Over in Group A, MAD Lions were in a similar situation, forced to play a tiebreaker against Brazil's INTZ esports that would decide whether they would continue to the bracket stage at all. North America's Team Liquid was the team that automatically advanced from their group.

"I think the gap is closing but one thing we have to remember is that these major region teams are like third or fourth seeds," INTZ jungler Diogo "Shini" Rogê said. "It's a bit different I think. The guys that are already in groups, in my opinion, are much better than the teams we faced so there's this gap between middle-tier teams and the best wildcard teams, I think that gap is closing, but I think the teams that are already in groups are much better. There's a reason they're in groups and we're in play-ins."

MAD Lions mid laner Marek "Humanoid" Brázda agreed with this general assessment.

"I think that [minor region teams] are definitely way stronger than the previous years," Humanoid said. "They are better than us but I don't think they're better than the other teams from EU."

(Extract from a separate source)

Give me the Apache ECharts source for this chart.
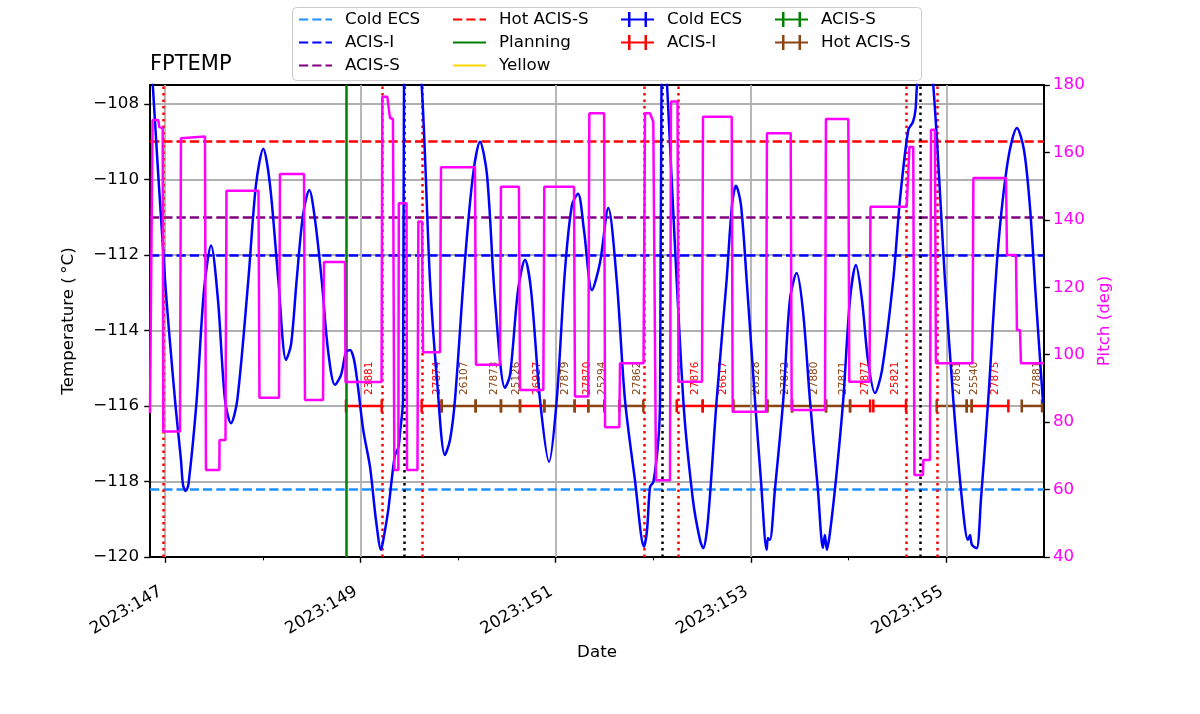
<!DOCTYPE html>
<html><head><meta charset="utf-8">
<script src="https://cdn.jsdelivr.net/npm/echarts@6/dist/echarts.min.js"></script>
<style>html,body{margin:0;padding:0;background:#fff}#chart{width:1200px;height:714px}</style>
</head><body><div id="chart"></div>
<script>
const FONT = 'DejaVu Sans';
// ---- axes (x = day of year 2023) ----
const xMin = 146.845, xMax = 156.0;
const xMajorTicks = [147, 149, 151, 153, 155];
const xMinorTicks = [148, 150, 152, 154];
const tempTicks = [-120, -118, -116, -114, -112, -110, -108];
const tempMin = -120, tempMax = -107.5;
const pitchMin = 40, pitchMax = 180, pitchStep = 20;

// ---- limit lines ----
const limitNames = ['Cold ECS', 'ACIS-I', 'ACIS-S', 'Hot ACIS-S'];
const limitValues = [-118.2, -112.0, -111.0, -109.0];
const limitColors = ['#1e90ff', '#0000ff', '#800080', '#ff0000'];
const planningDay = 148.849;
const radzoneEdges = [146.981, 149.224, 149.634, 151.907, 152.245, 154.594, 154.912];
const perigees = [149.449, 152.095, 154.730];

// ---- observation timeline ----
const obsLevel = -116;
const obsIds =   [23881, 27874, 26107, 27873, 25126, 26927, 27879, 27870, 25294, 27862, 27876, 26617, 26528, 27872, 27880, 27871, 27877, 25821, 27861, 25540, 27875, 27881];
const obsStart = [148.852, 149.627, 149.832, 150.180, 150.439, 150.634, 150.883, 151.194, 151.333, 151.651, 152.239, 152.505, 152.818, 153.167, 153.420, 153.768, 154.014, 154.252, 154.901, 155.209, 155.260, 155.772];
const obsStop =  [149.218, 149.832, 150.180, 150.439, 150.634, 150.883, 151.194, 151.333, 151.497, 151.897, 152.505, 152.818, 153.167, 153.420, 153.768, 154.014, 154.219, 154.587, 155.209, 155.260, 155.635, 155.980];
const obsTypes = ['ACIS-I', 'ACIS-I', 'Hot ACIS-S', 'Hot ACIS-S', 'Hot ACIS-S', 'ACIS-I', 'Hot ACIS-S', 'ACIS-I', 'Hot ACIS-S', 'Hot ACIS-S', 'ACIS-I', 'ACIS-I', 'Hot ACIS-S', 'Hot ACIS-S', 'Hot ACIS-S', 'Hot ACIS-S', 'ACIS-I', 'ACIS-I', 'Hot ACIS-S', 'Hot ACIS-S', 'ACIS-I', 'Hot ACIS-S'];
const obsTypeNames = ['Cold ECS', 'ACIS-I', 'ACIS-S', 'Hot ACIS-S'];
const obsTypeColors = ['#0000ff', '#ff0000', '#008000', '#8b4513'];

// ---- FPTEMP (deg C) ----
const tempDays = [146.845,146.999,147.101,147.162,147.183,147.211,147.239,147.323,147.398,147.470,
147.541,147.613,147.674,147.739,147.852,147.930,148.005,148.074,148.159,148.238,
148.289,148.347,148.412,148.476,148.535,148.603,148.668,148.739,148.801,148.852,
148.893,148.944,149.029,149.098,149.159,149.211,149.234,149.285,149.320,149.354,
149.388,149.405,149.436,149.446,149.528,149.627,149.712,149.784,149.865,149.917,
149.968,150.071,150.153,150.224,150.296,150.378,150.480,150.532,150.614,150.685,
150.747,150.839,150.931,151.010,151.095,151.166,151.228,151.289,151.371,151.453,
151.538,151.624,151.709,151.811,151.904,151.935,151.966,152.000,152.051,152.068,
152.083,152.109,152.140,152.306,152.405,152.477,152.511,152.559,152.648,152.750,
152.805,152.846,152.897,152.955,153.040,153.101,153.160,153.173,153.193,153.244,
153.330,153.398,153.467,153.531,153.603,153.685,153.736,153.756,153.777,153.808,
153.869,153.944,154.013,154.074,154.136,154.197,154.269,154.341,154.456,154.525,
154.610,154.658,154.684,154.700,154.781,154.866,154.986,155.071,155.160,155.221,
155.242,155.262,155.310,155.354,155.429,155.528,155.631,155.723,155.795,155.856,
155.918,155.990];
const tempValues = [-106.3,-112.66,-115.84,-117.43,-118.09,-118.25,-118.07,-115.84,-112.93,-111.75,
-113.19,-115.84,-116.46,-115.84,-112.66,-110.15,-109.19,-110.15,-112.66,-114.78,
-114.38,-112.66,-110.94,-110.28,-111.07,-112.66,-114.52,-115.44,-115.18,-114.57,
-114.52,-114.91,-116.64,-117.61,-119.02,-119.81,-119.55,-118.75,-117.96,-117.30,
-117.11,-116.72,-115.84,-107.5,-105.0,-107.5,-112.66,-115.31,-117.30,-116.90,
-115.84,-112.13,-109.88,-109.0,-109.88,-113.19,-115.52,-115.18,-112.93,-112.13,
-112.93,-115.84,-117.48,-115.84,-112.40,-110.68,-110.38,-111.34,-112.93,-112.21,
-110.76,-112.66,-115.84,-117.96,-119.73,-119.28,-118.14,-118.01,-116.90,-115.84,
-107.5,-105.8,-107.5,-115.84,-118.49,-119.55,-119.77,-119.02,-115.84,-112.66,
-110.68,-110.17,-110.68,-112.66,-115.84,-117.96,-119.81,-119.50,-119.55,-118.23,
-115.84,-113.19,-112.48,-113.46,-115.84,-118.23,-119.76,-119.42,-119.81,-119.36,
-117.96,-115.84,-113.19,-112.27,-113.19,-114.78,-115.66,-115.05,-112.66,-110.54,
-108.69,-108.48,-108.16,-107.5,-105.8,-107.5,-112.66,-115.84,-118.49,-119.55,
-119.42,-119.68,-119.77,-118.49,-115.84,-111.87,-109.49,-108.64,-109.22,-110.72,
-113.19,-115.92];

// ---- Pitch (deg) ----
const pitchDays = [146.845,146.862,146.871,146.930,146.940,146.975,146.981,147.152,147.162,147.408,
147.418,147.555,147.557,147.618,147.628,147.956,147.966,148.166,148.176,148.422,
148.432,148.617,148.627,148.842,148.847,149.216,149.224,149.275,149.303,149.333,
149.347,149.388,149.393,149.472,149.477,149.584,149.593,149.630,149.641,149.815,
149.825,150.173,150.183,150.429,150.439,150.623,150.634,150.873,150.883,151.187,
151.197,151.333,151.344,151.495,151.505,151.651,151.658,151.899,151.914,151.965,
151.999,152.016,152.027,152.170,152.180,152.247,152.257,152.498,152.508,152.802,
152.812,153.153,153.163,153.406,153.416,153.757,153.767,153.996,154.006,154.213,
154.223,154.594,154.607,154.622,154.661,154.673,154.760,154.765,154.832,154.843,
154.883,154.893,155.267,155.277,155.611,155.621,155.713,155.723,155.754,155.764,
156.0];
const pitchValues = [82.7,82.7,169.6,169.6,167.5,167.2,77.2,77.2,164.2,164.7,
65.8,65.8,74.7,74.7,148.6,148.6,87.2,87.2,153.6,153.6,
86.6,86.6,127.5,127.5,91.9,91.9,176.5,176.5,170.2,169.9,
65.8,65.8,144.9,144.9,65.8,65.8,139.5,139.5,100.7,100.7,
155.6,155.6,97.0,97.0,149.8,149.8,89.5,89.5,149.8,149.8,
87.6,87.6,171.6,171.6,78.5,78.5,97.5,97.5,171.6,171.6,
169.1,169.1,62.8,62.8,175.1,175.1,92.0,92.0,170.6,170.6,
83.1,83.1,165.7,165.7,83.6,83.6,169.9,169.9,92.0,92.0,
143.9,143.9,144.4,161.6,161.6,64.3,64.3,68.8,68.8,166.7,
166.7,97.5,97.5,152.4,152.4,129.6,129.6,107.3,107.3,97.5,
97.5];

// ================= build chart =================
const DASH = [9.25, 4];
const DOT = [2.5, 4];
const LW = 2.5;
const minus = v => String(v).replace('-', '\u2212');
const zip = (a, b) => a.map((d, i) => [d, b[i]]);

function vLineSeries(days, color, type, width, z, name) {
  return {
    name: name || undefined, type: 'line', data: [], symbol: 'none', z: z, silent: true,
    lineStyle: { color: color, type: type, width: width }, itemStyle: { color: color },
    markLine: {
      silent: true, symbol: ['none', 'none'], label: { show: false }, animation: false,
      emphasis: { disabled: true },
      lineStyle: { color: color, type: type, width: width },
      data: days.map(d => ({ xAxis: d }))
    }
  };
}

const series = [];
// grid lines
series.push(vLineSeries(xMajorTicks, '#b0b0b0', 'solid', 1.8, 1));
// limit lines
limitNames.forEach((n, i) => {
  series.push({
    name: n + '|lim', type: 'line', data: [], symbol: 'none', z: 2, silent: true,
    lineStyle: { color: limitColors[i], type: DASH, width: LW }, itemStyle: { color: limitColors[i] },
    markLine: {
      silent: true, symbol: ['none', 'none'], label: { show: false }, animation: false,
      emphasis: { disabled: true },
      lineStyle: { color: limitColors[i], type: DASH, width: LW },
      data: [{ yAxis: limitValues[i] }]
    }
  });
});
series.push(vLineSeries([planningDay], '#008000', 'solid', LW, 3, 'Planning'));
series.push({ name: 'Yellow', type: 'line', data: [], symbol: 'none', z: 3,
  lineStyle: { color: '#ffd700', width: LW }, itemStyle: { color: '#ffd700' } });
series.push(vLineSeries(radzoneEdges, '#ff0000', DOT, LW, 3));
series.push(vLineSeries(perigees, '#000000', DOT, LW, 3));

function renderObs(params, api) {
  const y = api.value(2);
  const s = api.coord([api.value(0), y]);
  const e = api.coord([api.value(1), y]);
  const color = api.visual('color');
  const cap = 6.5;
  const id = obsIds[api.value(3)];
  return {
    type: 'group',
    children: [
      { type: 'line', shape: { x1: s[0], y1: s[1], x2: e[0], y2: e[1] }, style: { stroke: color, lineWidth: LW } },
      { type: 'line', shape: { x1: s[0], y1: s[1] - cap, x2: s[0], y2: s[1] + cap }, style: { stroke: color, lineWidth: LW } },
      { type: 'line', shape: { x1: e[0], y1: e[1] - cap, x2: e[0], y2: e[1] + cap }, style: { stroke: color, lineWidth: LW } },
      { type: 'text', x: (s[0] + e[0]) / 2, y: s[1] - 11, rotation: Math.PI / 2,
        style: { text: String(id), fill: color, font: '10.5px "DejaVu Sans"', align: 'left', verticalAlign: 'top' } }
    ]
  };
}
obsTypeNames.forEach((t, k) => {
  const data = [];
  obsIds.forEach((id, i) => { if (obsTypes[i] === t) data.push([obsStart[i], obsStop[i], obsLevel, i]); });
  series.push({
    name: t + '|obs', type: 'custom', renderItem: renderObs, data: data, z: 4, silent: true,
    encode: { x: [0, 1], y: 2 }, itemStyle: { color: obsTypeColors[k] }, clip: true
  });
});

series.push({
  name: 'FPTEMP', type: 'line', data: zip(tempDays, tempValues), symbol: 'none', z: 5, smooth: 0.3,
  lineStyle: { color: '#0000ff', width: LW }, itemStyle: { color: '#0000ff' }, silent: true, clip: true
});
series.push({
  name: 'Pitch', type: 'line', yAxisIndex: 1, data: zip(pitchDays, pitchValues), symbol: 'none', z: 6,
  lineStyle: { color: '#ff00ff', width: LW }, itemStyle: { color: '#ff00ff' }, silent: true, clip: true
});

const ebIcon = 'path://M0,6.5H33V8.5H0Z M7,0H9.5V15H7Z M23.5,0H26V15H23.5Z';
function legendCol(left, names, hideSymbol) {
  const l = {
    orient: 'vertical', left: left, top: 11, itemWidth: 33, itemHeight: 15, itemGap: 6,
    selectedMode: false, padding: 0,
    formatter: n => n.split('|')[0],
    textStyle: { fontFamily: FONT, fontSize: 16.7, color: '#000', lineHeight: 17, padding: [0, 0, 0, 8] },
    data: names
  };
  if (hideSymbol) l.itemStyle = { opacity: 0, color: 'rgba(0,0,0,0)', borderWidth: 0 };
  return l;
}

const option = {
  animation: false,
  textStyle: { fontFamily: FONT },
  title: { text: 'FPTEMP', left: 150, top: 54, padding: 0,
    textStyle: { fontFamily: FONT, fontSize: 21, fontWeight: 'normal', color: '#000' } },
  graphic: [{ type: 'rect', left: 292, top: 7, z: 0,
    shape: { width: 629, height: 73, r: 4 },
    style: { fill: 'rgba(255,255,255,0.8)', stroke: '#cccccc', lineWidth: 1 } }],
  legend: [
    legendCol(298, ['Cold ECS|lim', 'ACIS-I|lim', 'ACIS-S|lim'], true),
    legendCol(452, ['Hot ACIS-S|lim', 'Planning', 'Yellow'], true),
    legendCol(621, [{ name: 'Cold ECS|obs', icon: ebIcon }, { name: 'ACIS-I|obs', icon: ebIcon }], false),
    legendCol(775, [{ name: 'ACIS-S|obs', icon: ebIcon }, { name: 'Hot ACIS-S|obs', icon: ebIcon }], false)
  ],
  grid: { left: 150, right: 156, top: 85, bottom: 157, containLabel: false },
  xAxis: [
    { type: 'value', min: xMin, max: xMax, position: 'bottom',
      name: 'Date', nameLocation: 'middle', nameGap: 82,
      nameTextStyle: { fontFamily: FONT, fontSize: 16.7, color: '#000' },
      axisLine: { show: true, onZero: false, lineStyle: { color: '#000', width: 2 } },
      axisTick: { show: true, customValues: xMajorTicks, length: 5.8, lineStyle: { color: '#000', width: 1.4 } },
      axisLabel: { show: true, customValues: xMajorTicks, rotate: 30, margin: 31, padding: [0, 5, 0, 0],
        formatter: v => '2023:' + Math.round(v), fontFamily: FONT, fontSize: 16.7, color: '#000' },
      splitLine: { show: false } },
    { type: 'value', min: xMin, max: xMax, position: 'bottom',
      axisLine: { show: false, onZero: false },
      axisTick: { show: true, customValues: xMinorTicks, length: 3.3, lineStyle: { color: '#000', width: 1.1 } },
      axisLabel: { show: false }, splitLine: { show: false } },
    { type: 'value', min: xMin, max: xMax, position: 'top',
      axisLine: { show: true, onZero: false, lineStyle: { color: '#000', width: 2 } },
      axisTick: { show: false }, axisLabel: { show: false }, splitLine: { show: false } }
  ],
  yAxis: [
    { type: 'value', min: tempMin, max: tempMax, interval: 2, position: 'left',
      name: 'Temperature (\u2009\u00b0C)', nameLocation: 'middle', nameGap: 73, nameRotate: 90,
      nameTextStyle: { fontFamily: FONT, fontSize: 16.7, color: '#000' },
      axisLine: { show: true, onZero: false, lineStyle: { color: '#000', width: 2 } },
      axisTick: { show: true, customValues: tempTicks, length: 5.8, lineStyle: { color: '#000', width: 1.4 } },
      axisLabel: { customValues: tempTicks, formatter: minus, margin: 11, fontFamily: FONT, fontSize: 16.7, color: '#000' },
      splitLine: { show: true, lineStyle: { color: '#b0b0b0', width: 1.8 } } },
    { type: 'value', min: pitchMin, max: pitchMax, interval: pitchStep, position: 'right',
      name: 'Pitch (deg)', nameLocation: 'middle', nameGap: 52, nameRotate: 90,
      nameTextStyle: { fontFamily: FONT, fontSize: 16.7, color: '#ff00ff' },
      axisLine: { show: true, onZero: false, lineStyle: { color: '#000', width: 2 } },
      axisTick: { show: true, length: 5.8, lineStyle: { color: '#000', width: 1.4 } },
      axisLabel: { margin: 9, fontFamily: FONT, fontSize: 16.7, color: '#ff00ff' },
      splitLine: { show: false } }
  ],
  series: series
};

const chart = echarts.init(document.getElementById('chart'), null, { renderer: 'canvas' });
chart.setOption(option);
</script>
</body></html>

"The gap is closing" in LoL discourse used to be a meme regarding teams from around the world catching up with those from South Korea. There was a point in time where South Korean teams from OGN's Champions tournament were so utterly dominant that a KT Rolster Bullets team that didn't even make it past quarterfinals could go to IEM and still raze through the tournament without dropping a game. The tide arguably began to turn towards the end of 2017 but in 2018, China's Royal Never Give Up took the Mid-Season Invitational title and at that year's worlds, South Korea failed to get a single team past quarterfinals.

From 2013-2016, saying that a South Korean team would win was an easy analytical shortcut. Their solo queue was better, those nebulous ideas of "infrastructure" and "culture" were better, ergo, it was just a matter of which South Korean team would win, not whether one of their teams would take the title.

Since the collapse of South Korea as definitively the world's best League of Legends region in 2018, analysis from region to region has grown exponentially more difficult. A Chinese team and a European team have made up the past two worlds finals, with the Chinese team taking it both times. Does this automatically mean that China's LPL is the best? Europe is the second-best?

Regionalism is still rampant in discerning how teams will clash at worlds because we have so few international tournaments to look at. This year, we had none save the 30-ping Mid-Season Cup between top LPL and LCK teams (with two LPL teams making the finals in Top Esports and FunPlus Phoenix). The perceived strength of a region should always be considered, but in context, not as a 1:1 transfer of power as it arguably was in the bygone days of South Korean dominance. China has had some of the best teams in the world over the past few years, but that doesn't automatically mean that the last-place LPL team from this summer, Dominus Esports, would automatically beat Team SoloMid, especially not in a single-game format. There's also a difference between the top teams from a region and their fourth-place seeds, even if the region has a wealth of domestic talent.

If there could be one takeaway from this play-in stage it would be to look more closely at how teams play and then consider the strength of their region in one package. Context is key (and I'm calling myself out here because I'm guilty of this sometimes as well). At the very least, we're finally past arguing whether minor region teams should be included at worlds at all.